Didnt realise you had so many other dogs there.

:hug: to you and hubby, thats sad news.


----------



## mercymoon (Aug 29, 2008)

Sivaro said:


> Sorry to hear about this mm. Maybe a heart attack.
> 
> Didnt realise you had so many other dogs there.
> 
> :hug: to you and hubby, thats sad news.



Thanks, Sivaro. It's just so strange. 

We did have five dogs, but I let a lady who's puppy got ran over 
whom she was extremely attatched to adopt our rat terrier "Scotty."
I know he is well taken care of. So now with Chunk's death we 
only havethree dogs now, My two poos and nero our Catahoula.


----------



## Sivaro (Sep 19, 2008)

Yes its strange. Sometimes when there is crossbreeds just not knowing what problems are in the lines could be the answer. He may have had cardio or something. Not sure whats behind the schnauzers, similar problems to poodles but some different problems. Unless he was autopsied you may never know.

So sorry for your loss.


----------



## CurlyDog (Aug 20, 2008)

Oh, mercymoon I'm so sorry. I just can't imagine losing a pup so young. I can certainly understand how painful it must be.

What do y'all think about a new section: In memoriam
We can start with a tribute to Chunk.


----------



## FUZBUTZ (Aug 23, 2008)

Really sorry to hear about "Chunk" Mercymoon. Sure wonder what happened to him. Thats just so sad. AND Yes, CurlyDog, I agree with you, the doggie tribute section you mentioned would be very nice.


----------



## SECRETO (Aug 20, 2008)

Wow MM, that's too bad. I wonder what happened. Is there anything around the house he could of got, poison or anything ? Any weird neighbors next door? You just never know about people these days.

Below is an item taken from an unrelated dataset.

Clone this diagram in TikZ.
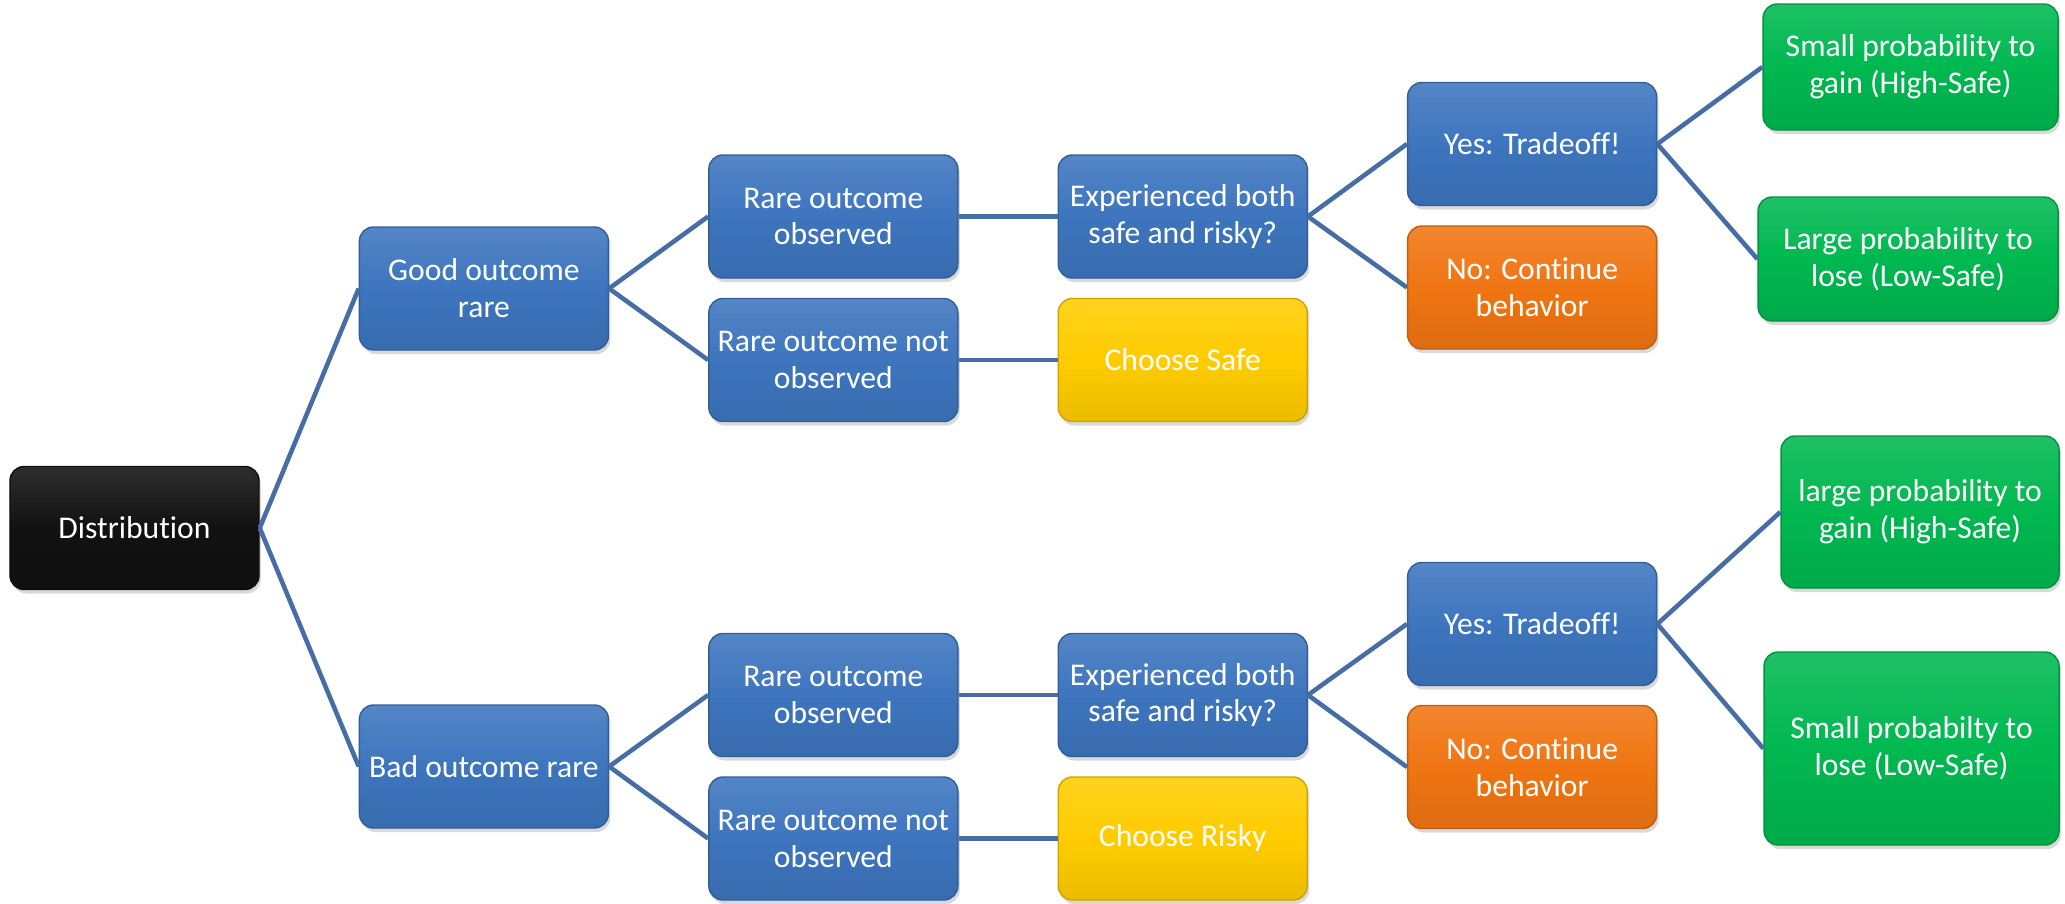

Thats really soo sad to hear. Hope you figure out what happened and the rest of the pups remain ok.


----------



## Lelune (Oct 10, 2008)

sorry to hear brit


----------



## mercymoon (Aug 29, 2008)

SECRETO said:


> Wow MM, that's too bad. I wonder what happened. Is there anything around the house he could of got, poison or anything ? Any weird neighbors next door? You just never know about people these days.
> 
> Thats really soo sad to hear. Hope you figure out what happened and the rest of the pups remain ok.


Thanks everyone. 

Jenn,Chunk stayed outsde, when my husband inspected the body
he said there was blood in the urine his body was still leaking, I 
checked out a book from the library on dog symptoms, but couldn't
find anything concerning this.My husband says there is no poison 
outside of our house either....so what could this be? He seemed
absolutely fine and playful the day before, it was so strange to 
find him dead the next day.

Gosh, I'm just trying to piece it all together.... 

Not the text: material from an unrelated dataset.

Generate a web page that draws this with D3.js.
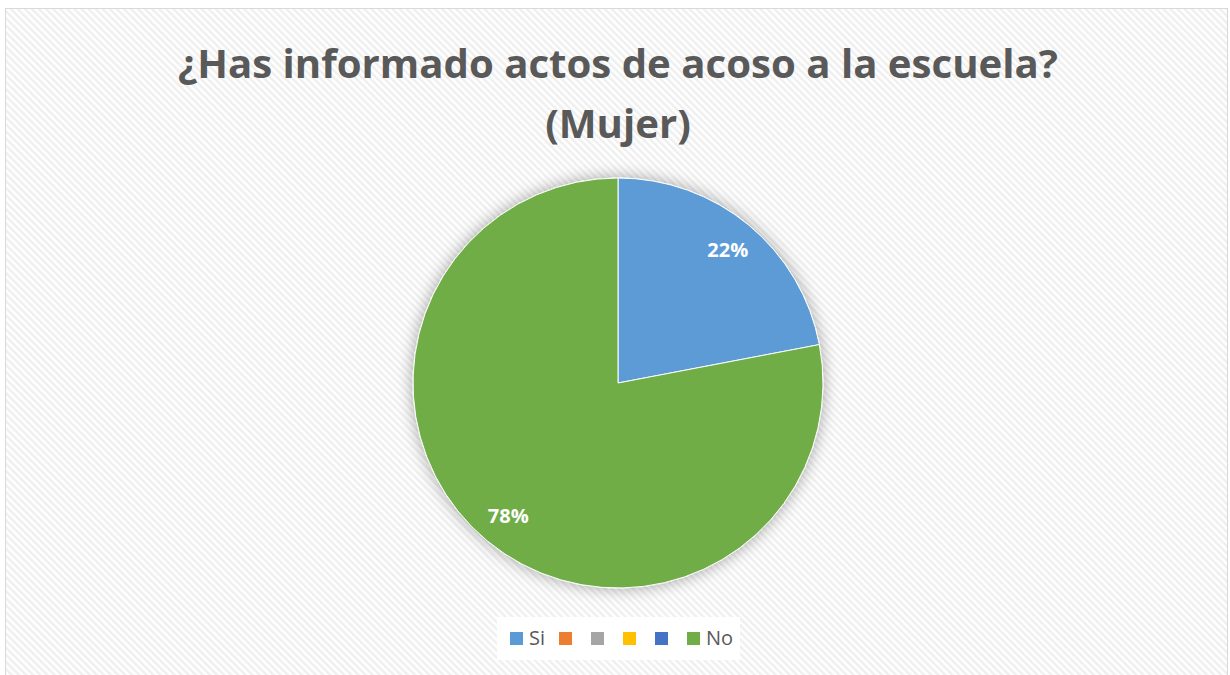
<!DOCTYPE html>
<html>
<head>
<meta charset="utf-8">
<script src="https://cdn.jsdelivr.net/npm/d3@7"></script>
<style>
  body { margin: 0; background: #fff; }
  svg { display: block; }
</style>
</head>
<body>
<svg id="chart" width="1230" height="675"></svg>
<script>
var categories = ["Si", "", "", "", "", "No"];
var values = [22, 0, 0, 0, 0, 78];
var colors = ["#5B9BD5", "#ED7D31", "#A5A5A5", "#FFC000", "#4472C4", "#70AD47"];
var titleLines = ["¿Has informado actos de acoso a la escuela?", "(Mujer)"];

var svg = d3.select("#chart");

// striped background pattern
var defs = svg.append("defs");
var pat = defs.append("pattern")
    .attr("id", "stripes")
    .attr("patternUnits", "userSpaceOnUse")
    .attr("width", 5)
    .attr("height", 5)
    .attr("patternTransform", "rotate(-45)");
pat.append("rect").attr("width", 5).attr("height", 5).attr("fill", "#ffffff");
pat.append("rect").attr("width", 2.5).attr("height", 5).attr("fill", "#efefef");

var shadow = defs.append("filter")
    .attr("id", "shadow")
    .attr("x", "-20%").attr("y", "-20%")
    .attr("width", "140%").attr("height", "140%");
shadow.append("feGaussianBlur").attr("in", "SourceAlpha").attr("stdDeviation", 8).attr("result", "blur");
shadow.append("feComponentTransfer").attr("in", "blur").attr("result", "soft")
  .append("feFuncA").attr("type", "linear").attr("slope", 0.35);
var merge = shadow.append("feMerge");
merge.append("feMergeNode").attr("in", "soft");
merge.append("feMergeNode").attr("in", "SourceGraphic");

svg.append("rect")
    .attr("x", 5.5).attr("y", 8.5)
    .attr("width", 1222).attr("height", 670)
    .attr("fill", "url(#stripes)")
    .attr("stroke", "#d9d9d9")
    .attr("stroke-width", 1);

// title
var title = svg.append("g").attr("class", "title");
titleLines.forEach(function(t, i) {
  title.append("text")
    .attr("x", 618)
    .attr("y", 78 + i * 60)
    .attr("text-anchor", "middle")
    .attr("font-family", "'Open Sans', sans-serif")
    .attr("font-weight", "bold")
    .attr("font-size", 40)
    .attr("fill", "#595959")
    .text(t);
});
// fit first line to the reference width
var first = title.select("text").node();
var w = first.getComputedTextLength();
var fs = 40 * 880 / w;
title.selectAll("text").attr("font-size", Math.min(fs, 44));

// pie
var cx = 618, cy = 383, radius = 205;
var pie = d3.pie().sort(null).value(function(d) { return d; });
var arc = d3.arc().innerRadius(0).outerRadius(radius);
var labelArc = d3.arc().innerRadius(radius * 0.84).outerRadius(radius * 0.84);

var arcs = pie(values);
var g = svg.append("g").attr("transform", "translate(" + cx + "," + cy + ")");

g.append("g").attr("filter", "url(#shadow)")
  .selectAll("path")
  .data(arcs.filter(function(d) { return d.value > 0; }))
  .enter().append("path")
    .attr("d", arc)
    .attr("fill", function(d) { return colors[d.index]; })
    .attr("stroke", "#ffffff")
    .attr("stroke-width", 1);

g.selectAll("text.label")
  .data(arcs.filter(function(d) { return d.value > 0; }))
  .enter().append("text")
    .attr("class", "label")
    .attr("transform", function(d) { return "translate(" + labelArc.centroid(d) + ")"; })
    .attr("text-anchor", "middle")
    .attr("dy", "0.35em")
    .attr("font-family", "'Open Sans', sans-serif")
    .attr("font-weight", "bold")
    .attr("font-size", 20)
    .attr("fill", "#ffffff")
    .text(function(d) { return d.value + "%"; });

// legend
var legend = svg.append("g").attr("class", "legend");
legend.append("rect")
    .attr("x", 497).attr("y", 617)
    .attr("width", 243).attr("height", 43)
    .attr("fill", "#ffffff");

var legendX = [510, 559, 591, 623, 655, 687];
var items = legend.selectAll("g.item")
  .data(categories)
  .enter().append("g")
    .attr("class", "item")
    .attr("transform", function(d, i) { return "translate(" + legendX[i] + ",632)"; });
items.append("rect")
    .attr("width", 13).attr("height", 13)
    .attr("fill", function(d, i) { return colors[i]; });
items.append("text")
    .attr("x", 19).attr("y", 13)
    .attr("font-family", "'Open Sans', sans-serif")
    .attr("font-size", 20)
    .attr("fill", "#595959")
    .text(function(d) { return d; });
</script>
</body>
</html>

I think a doggie tribute section would be nice as well.


----------



## datanotfound (Oct 9, 2008)

R.I.P. Chunk, This is a picture Britt took of him a few months ago.

http://datanotfound.deviantart.com/art/Pure-Innocence-86936494


----------



## mercymoon (Aug 29, 2008)

Could this of been the problem? 

http://home.ivillage.com/pets/symsolve/0,,jh5h,00.html


----------



## Lelune (Oct 10, 2008)

Do you have Piosionous Snakes around your place???


----------



## mercymoon (Aug 29, 2008)

Lelune said:


> Do you have Piosionous Snakes around your place???


We live slap dab in the middle of town, and I've never seen nor hide 
nor hair of a snake ever since living here. But...who knows?


----------



## datanotfound (Oct 9, 2008)

Lelune said:


> Do you have Piosionous Snakes around your place???


Chunk and Nero are great at giving warning barks, I'm sure if there was a snake in the backyard, they would have let us know.


----------